Likewise I invite you to make of these facts and anecdotes what you will.
My own inclination is to take them at face value. It’s intriguing — and it really doesn’t need to be more than intriguing — that, for the past 570 million years, animal evolution has been creating skeletal structures in which can be seen, at least by some human observers, the qualities for which we normally turn to art: grace, harmony, beauty,
majesty, surprise, truth. The proof lies here on my desk: Das Holzmadenbuch, Cranial Morphology of Prosaurolophus, and Trilobites. To the same shelf of images I would add Ernst Haeckel’s classic book of lithographs, Art Forms in Nature, and a stunning volume of scanning electron microscope
photos recently published by Harvard University Press under the winsome title Identification Guide to the Ant Genera of the World. These are books to be seen, to be savored visually, not to be read. They express more about our planet’s half-billion-year saga of zoological diversification than could be packed into a thousand pages of purple prose. And
they do it largely by displaying the hard parts that various (I mean really various) creatures have left behind.

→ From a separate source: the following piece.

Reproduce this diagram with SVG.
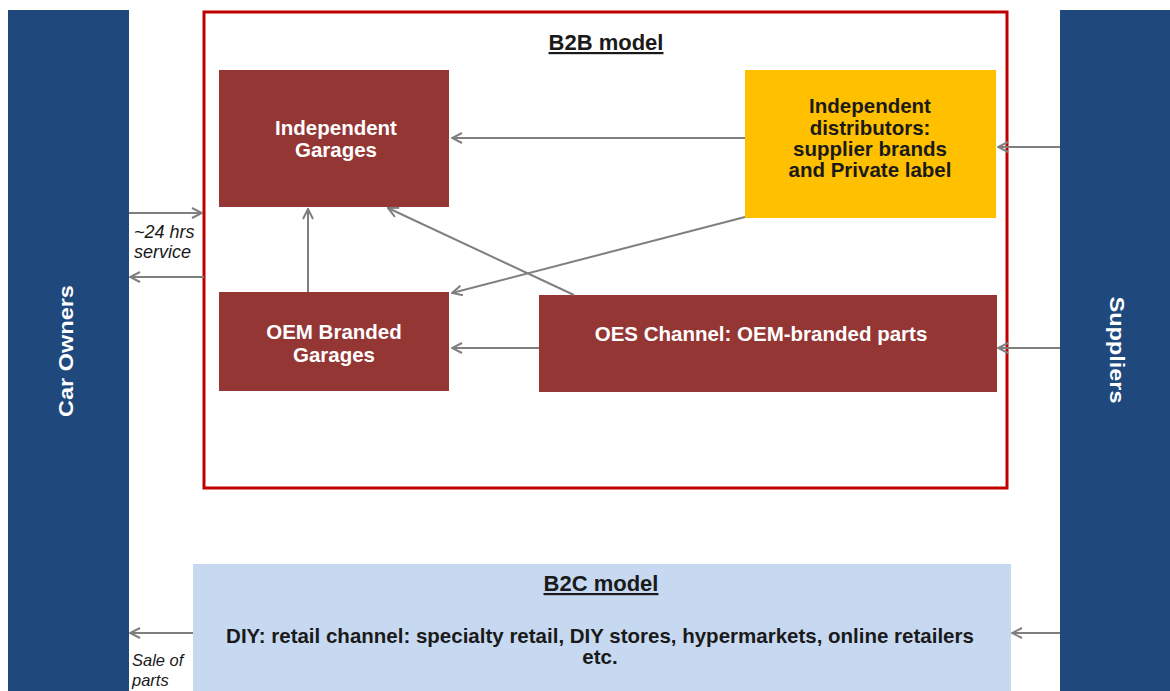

Look past their face value, though, and these images challenge us to address another question: What will we as a species leave behind?
Rolf Bernhard Hauff had an opinion. I recorded it in my notebook at the time, but found it unsuitable for my car-magazine story. For eight years I’d forgotten about it, until I pulled out the notebook last week. Having voiced his concern about human-caused extinctions, Herr Hauff wondered aloud how the era of modern civilization — in his caustic phrase, “our Coca-Cola culture”
— would appear to paleontological observers in the distant future. Inglorious, he thought. “They will know us by our Coca-Cola cans.” His eyes showed a glint of irony, then, as he remembered my assigned task for the Mercedes-Benz company. Accommodatingly, he added: “And perhaps a few automobiles.”
Herr Hauff’s comment carried an echo, probably unintentional, of a famous passage from T. S. Eliot. The lines appear in a poem titled “The Rock,” written 60 years ago with a certain late-modern gloom: “And the wind shall say: ‘Here were decent godless people: / Their only monument the asphalt road / And a thousand lost golf balls.'”
Me, I’m slightly more of an optimist. I’m hoping we might also leave a few libraries, full of poetry and science and the great art forms, including life.